Nike’s DTC-First Business Model
Nike has systematically pulled back from wholesale relationships, achieving 44% DTC revenue while reducing its retail partner footprint by over 50% since 2017. This strategy centers on controlling the entire customer experience through Nike.com, the Nike app, and flagship stores. The company’s SNKRS app alone generates billions in revenue while creating artificial scarcity that drives demand.
Nike’s direct approach yields higher margins—DTC products typically carry 65-70% gross margins versus 45-50% for wholesale. The company leverages first-party data to personalize experiences, optimize inventory, and launch exclusive products. Nike’s membership program boasts over 300 million users, providing invaluable consumer insights and driving repeat purchases.
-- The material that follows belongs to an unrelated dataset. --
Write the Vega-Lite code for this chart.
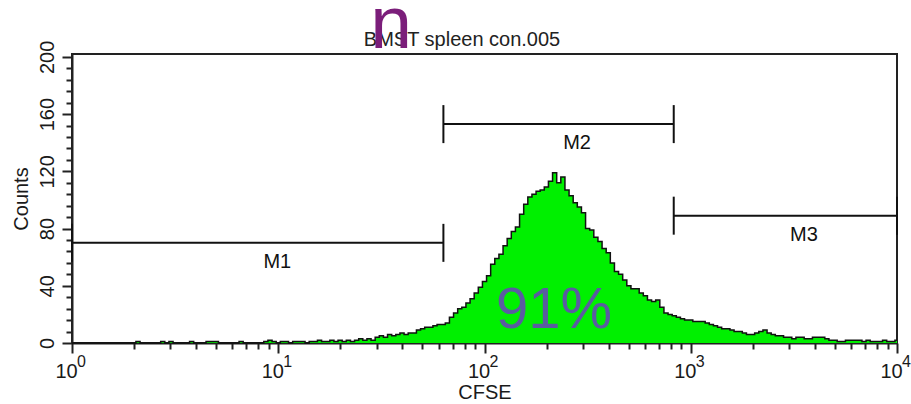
{
"$schema": "https://vega.github.io/schema/vega-lite/v6.json",
"width": 825,
"height": 289,
"autosize": "none",
"padding": {"left": 72, "top": 54, "right": 14, "bottom": 61},
"background": "white",
"config": {"view": {"stroke": "#222", "strokeWidth": 2}, "axis": {"grid": false}},
"datasets": {
"hist": [
{"x":1,"y":0},{"x":1.047,"y":0},{"x":1.096,"y":0},{"x":1.148,"y":0},{"x":1.202,"y":0},{"x":1.259,"y":0},{"x":1.318,"y":0},{"x":1.380,"y":0},{"x":1.445,"y":0},{"x":1.514,"y":0},
{"x":1.585,"y":0},{"x":1.660,"y":0},{"x":1.738,"y":0},{"x":1.820,"y":0},{"x":1.905,"y":0},{"x":1.995,"y":0},{"x":2.089,"y":1},{"x":2.188,"y":0},{"x":2.291,"y":0},{"x":2.399,"y":0},
{"x":2.512,"y":0},{"x":2.630,"y":0},{"x":2.754,"y":1},{"x":2.884,"y":0},{"x":3.020,"y":1},{"x":3.162,"y":0},{"x":3.311,"y":0},{"x":3.467,"y":0},{"x":3.631,"y":0},{"x":3.802,"y":1},
{"x":3.981,"y":0},{"x":4.169,"y":0},{"x":4.365,"y":0},{"x":4.571,"y":1},{"x":4.786,"y":1},{"x":5.012,"y":1},{"x":5.248,"y":0},{"x":5.495,"y":0},{"x":5.754,"y":0},{"x":6.026,"y":0},
{"x":6.310,"y":0},{"x":6.607,"y":1},{"x":6.918,"y":0},{"x":7.244,"y":0},{"x":7.586,"y":0},{"x":7.943,"y":0},{"x":8.318,"y":0},{"x":8.710,"y":1},{"x":9.120,"y":2},{"x":9.550,"y":1},
{"x":10,"y":0},{"x":10.47,"y":1},{"x":10.96,"y":1},{"x":11.48,"y":0},{"x":12.02,"y":1},{"x":12.59,"y":1},{"x":13.18,"y":1},{"x":13.80,"y":0},{"x":14.45,"y":1},{"x":15.14,"y":1},
{"x":15.85,"y":2},{"x":16.60,"y":1},{"x":17.38,"y":1},{"x":18.20,"y":2},{"x":19.05,"y":1},{"x":19.95,"y":2},{"x":20.89,"y":1},{"x":21.88,"y":2},{"x":22.91,"y":1},{"x":23.99,"y":2},
{"x":25.12,"y":3},{"x":26.30,"y":2},{"x":27.54,"y":3},{"x":28.84,"y":2},{"x":30.20,"y":4},{"x":31.62,"y":5},{"x":33.11,"y":4},{"x":34.67,"y":6},{"x":36.31,"y":5},{"x":38.02,"y":6},
{"x":39.81,"y":7},{"x":41.69,"y":6},{"x":43.65,"y":7},{"x":45.71,"y":7},{"x":47.86,"y":9},{"x":50.12,"y":10},{"x":52.48,"y":11},{"x":54.95,"y":11},{"x":57.54,"y":12},{"x":60.26,"y":13},
{"x":63.10,"y":13},{"x":66.07,"y":14},{"x":69.18,"y":18},{"x":72.44,"y":21},{"x":75.86,"y":24},{"x":79.43,"y":25},{"x":83.18,"y":28},{"x":87.10,"y":31},{"x":91.20,"y":35},{"x":95.50,"y":39},
{"x":100,"y":43},{"x":104.7,"y":47},{"x":109.6,"y":55},{"x":114.8,"y":59},{"x":120.2,"y":62},{"x":125.9,"y":68},{"x":131.8,"y":73},{"x":138.0,"y":78},{"x":144.5,"y":81},{"x":151.4,"y":90},
{"x":158.5,"y":97},{"x":166.0,"y":102},{"x":173.8,"y":104},{"x":182.0,"y":106},{"x":190.5,"y":107},{"x":199.5,"y":109},{"x":208.9,"y":113},{"x":218.8,"y":119},{"x":229.1,"y":112},{"x":239.9,"y":116},
{"x":251.2,"y":107},{"x":263.0,"y":103},{"x":275.4,"y":98},{"x":288.4,"y":95},{"x":302.0,"y":91},{"x":316.2,"y":80},{"x":331.1,"y":79},{"x":346.7,"y":74},{"x":363.1,"y":71},{"x":380.2,"y":66},
{"x":398.1,"y":63},{"x":416.9,"y":56},{"x":436.5,"y":50},{"x":457.1,"y":48},{"x":478.6,"y":44},{"x":501.2,"y":40},{"x":524.8,"y":38},{"x":549.5,"y":38},{"x":575.4,"y":35},{"x":602.6,"y":33},
{"x":631.0,"y":30},{"x":660.7,"y":29},{"x":691.8,"y":30},{"x":724.4,"y":25},{"x":758.6,"y":21},{"x":794.3,"y":20},{"x":831.8,"y":19},{"x":871.0,"y":18},{"x":912.0,"y":17},{"x":955.0,"y":16},
{"x":1000,"y":16},{"x":1047,"y":15},{"x":1096,"y":15},{"x":1148,"y":15},{"x":1202,"y":14},{"x":1259,"y":13},{"x":1318,"y":12},{"x":1380,"y":11},{"x":1445,"y":10},{"x":1514,"y":10},
{"x":1585,"y":9},{"x":1660,"y":8},{"x":1738,"y":8},{"x":1820,"y":7},{"x":1905,"y":6},{"x":1995,"y":6},{"x":2089,"y":7},{"x":2188,"y":8},{"x":2291,"y":9},{"x":2399,"y":7},
{"x":2512,"y":6},{"x":2630,"y":5},{"x":2754,"y":5},{"x":2884,"y":4},{"x":3020,"y":4},{"x":3162,"y":3},{"x":3311,"y":4},{"x":3467,"y":4},{"x":3631,"y":3},{"x":3802,"y":3},
{"x":3981,"y":4},{"x":4169,"y":4},{"x":4365,"y":4},{"x":4571,"y":3},{"x":4786,"y":2},{"x":5012,"y":2},{"x":5248,"y":1},{"x":5495,"y":1},{"x":5754,"y":2},{"x":6026,"y":2},
{"x":6310,"y":2},{"x":6607,"y":2},{"x":6918,"y":1},{"x":7244,"y":2},{"x":7586,"y":1},{"x":7943,"y":1},{"x":8318,"y":1},{"x":8710,"y":2},{"x":9120,"y":1},{"x":9550,"y":1},
{"x":10000,"y":2}
],
"gates": [
{"m":"M1","x1":1,"x2":63.2,"y":70,"lx":9.9},
{"m":"M2","x1":63.2,"x2":827,"y":153,"lx":281},
{"m":"M3","x1":827,"x2":10000,"y":89,"lx":3539}
],
"exps": [
{"x":1,"e":"0"},{"x":10,"e":"1"},{"x":100,"e":"2"},{"x":1000,"e":"3"},{"x":10000,"e":"4"}
]
},
"layer": [
{
"data": {"name": "hist"},
"mark": {"type": "area", "interpolate": "step", "color": "#00f000"},
"encoding": {
"x": {"field": "x", "type": "quantitative", "scale": {"type": "log", "domain": [1, 10000]},
"axis": {"values": [1, 10, 100, 1000, 10000], "labelExpr": "'10'", "title": "CFSE", "orient": "bottom", "grid": false,
"tickSize": 10, "tickWidth": 2, "tickColor": "#222", "domainColor": "#222", "domainWidth": 2,
"labelFont": "Liberation Sans", "labelFontSize": 20, "labelColor": "#1a1a1a", "labelPadding": 8, "labelOffset": -6,
"labelFlush": false, "labelOverlap": false, "labelAlign": "center", "labelBaseline": "top",
"titleFont": "Liberation Sans", "titleFontSize": 20, "titleFontWeight": "normal", "titleColor": "#1a1a1a", "titlePadding": 1}},
"y": {"field": "y", "type": "quantitative", "scale": {"domain": [0, 202], "nice": false},
"axis": {"values": [0, 40, 80, 120, 160, 200], "title": "Counts", "orient": "left", "grid": false,
"tickSize": 10, "tickWidth": 2, "tickColor": "#222", "domainColor": "#222", "domainWidth": 2,
"labelFont": "Liberation Sans", "labelFontSize": 20, "labelColor": "#1a1a1a", "labelAngle": -90, "labelAlign": "center", "labelBaseline": "alphabetic",
"labelPadding": 9, "labelFlush": false, "labelOverlap": false,
"titleFont": "Liberation Sans", "titleFontSize": 20, "titleFontWeight": "normal", "titleColor": "#1a1a1a", "titlePadding": 6}}
}
},
{
"data": {"name": "hist"},
"mark": {"type": "line", "interpolate": "step", "color": "#111", "strokeWidth": 1.5},
"encoding": {
"x": {"field": "x", "type": "quantitative", "scale": {"type": "log", "domain": [1, 10000]},
"axis": {"values": [2,3,4,5,6,7,8,9,20,30,40,50,60,70,80,90,200,300,400,500,600,700,800,900,2000,3000,4000,5000,6000,7000,8000,9000],
"labels": false, "title": null, "domain": false, "orient": "bottom", "grid": false, "tickSize": 6, "tickWidth": 2, "tickColor": "#222"}},
"y": {"field": "y", "type": "quantitative", "scale": {"domain": [0, 202], "nice": false},
"axis": {"values": [8,16,24,32,48,56,64,72,88,96,104,112,128,136,144,152,168,176,184,192],
"labels": false, "title": null, "domain": false, "orient": "left", "grid": false, "tickSize": 6, "tickWidth": 2, "tickColor": "#222"}}
}
},
{
"data": {"name": "gates"},
"mark": {"type": "rule", "color": "#111", "strokeWidth": 2},
"encoding": {
"x": {"field": "x1", "type": "quantitative", "scale": {"type": "log", "domain": [1, 10000]}, "axis": null},
"x2": {"field": "x2"},
"y": {"field": "y", "type": "quantitative", "scale": {"domain": [0, 202], "nice": false}, "axis": null}
}
},
{
"data": {"name": "gates"},
"mark": {"type": "tick", "orient": "vertical", "color": "#111", "thickness": 2, "size": 38, "opacity": 1},
"encoding": {
"x": {"field": "x1", "type": "quantitative", "scale": {"type": "log", "domain": [1, 10000]}, "axis": null},
"y": {"field": "y", "type": "quantitative", "scale": {"domain": [0, 202], "nice": false}, "axis": null}
}
},
{
"data": {"name": "gates"},
"mark": {"type": "tick", "orient": "vertical", "color": "#111", "thickness": 2, "size": 38, "opacity": 1},
"encoding": {
"x": {"field": "x2", "type": "quantitative", "scale": {"type": "log", "domain": [1, 10000]}, "axis": null},
"y": {"field": "y", "type": "quantitative", "scale": {"domain": [0, 202], "nice": false}, "axis": null}
}
},
{
"data": {"name": "gates"},
"mark": {"type": "text", "font": "Liberation Sans", "fontSize": 20, "color": "#111", "align": "center", "baseline": "alphabetic", "dy": 25},
"encoding": {
"x": {"field": "lx", "type": "quantitative", "scale": {"type": "log", "domain": [1, 10000]}, "axis": null},
"y": {"field": "y", "type": "quantitative", "scale": {"domain": [0, 202], "nice": false}, "axis": null},
"text": {"field": "m"}
}
},
{
"data": {"name": "exps"},
"mark": {"type": "text", "font": "Liberation Sans", "fontSize": 16, "color": "#1a1a1a", "align": "left", "baseline": "alphabetic", "dx": 5, "dy": 24},
"encoding": {
"x": {"field": "x", "type": "quantitative", "scale": {"type": "log", "domain": [1, 10000]}, "axis": null},
"y": {"datum": 0, "type": "quantitative", "scale": {"domain": [0, 202], "nice": false}, "axis": null},
"text": {"field": "e"}
}
},
{
"data": {"values": [{"x": 217.5, "y": 10.5, "t": "91%"}]},
"mark": {"type": "text", "font": "Liberation Sans", "fontSize": 58, "color": "#5a5ca0", "align": "center", "baseline": "alphabetic"},
"encoding": {
"x": {"field": "x", "type": "quantitative", "scale": {"type": "log", "domain": [1, 10000]}, "axis": null},
"y": {"field": "y", "type": "quantitative", "scale": {"domain": [0, 202], "nice": false}, "axis": null},
"text": {"field": "t"}
}
},
{
"data": {"values": [{"x": 77.8, "y": 207.9, "t": "BMST spleen con.005"}]},
"mark": {"type": "text", "font": "Liberation Sans", "fontSize": 20, "color": "#222", "align": "center", "baseline": "alphabetic"},
"encoding": {
"x": {"field": "x", "type": "quantitative", "scale": {"type": "log", "domain": [1, 10000]}, "axis": null},
"y": {"field": "y", "type": "quantitative", "scale": {"domain": [0, 202], "nice": false}, "axis": null},
"text": {"field": "t"}
}
},
{
"data": {"values": [{"x": 35.3, "y": 206.1, "t": "n"}]},
"mark": {"type": "text", "font": "Liberation Sans", "fontSize": 75, "color": "#7b1e7a", "align": "center", "baseline": "alphabetic"},
"encoding": {
"x": {"field": "x", "type": "quantitative", "scale": {"type": "log", "domain": [1, 10000]}, "axis": null},
"y": {"field": "y", "type": "quantitative", "scale": {"domain": [0, 202], "nice": false}, "axis": null},
"text": {"field": "t"}
}
}
],
"resolve": {"axis": {"x": "independent", "y": "independent"}}
}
Adidas’ Multi-Channel Strategy
Adidas maintains 38% DTC revenue while preserving strong wholesale relationships with major retailers like Foot Locker, Dick’s Sporting Goods, and international partners. This hybrid model maximizes market penetration, particularly in regions where Adidas lacks Nike’s brand strength.
The German brand’s wholesale partnerships provide immediate scale and reduced operational complexity. Retail partners handle inventory risk, store operations, and local market expertise. Adidas can focus resources on product innovation and brand marketing rather than massive retail infrastructure investments.
Customer Control Comparison
Nike’s DTC focus delivers superior customer control through direct relationships, pricing power, and data ownership. The brand dictates release strategies, controls messaging, and captures full margin on premium products. Nike’s ability to create hype through limited releases and member-exclusive access strengthens customer loyalty.
Adidas sacrifices some customer control for broader reach. Wholesale partners may discount products, dilute brand messaging, or prioritize competitors. However, this trade-off enables Adidas to maintain presence in markets where direct operations would be cost-prohibitive.
Financial Performance Impact
Nike’s DTC strategy generated $18.7 billion in direct revenue for fiscal 2023, with digital sales growing 20% annually. The company’s operating margin of 13.1% reflects the profitability of direct sales despite higher marketing investments.
Adidas reported €7.7 billion in DTC revenue for 2022, representing steady growth but lower absolute numbers. The company’s operating margin of 9.1% reflects wholesale pricing pressure but benefits from lower operational overhead.
The Verdict
Nike’s direct-first strategy wins on customer control, margins, and brand premium. The company owns the relationship from discovery to purchase, enabling superior pricing power and customer lifetime value optimization.
However, Adidas’ hybrid approach offers resilience and efficiency. Wholesale partnerships provide geographic reach and operational flexibility that pure DTC models struggle to match cost-effectively.
The ultimate winner depends on market conditions: Nike dominates in premium segments where control matters most, while Adidas maintains competitive positioning across diverse price points and regions through strategic retail relationships.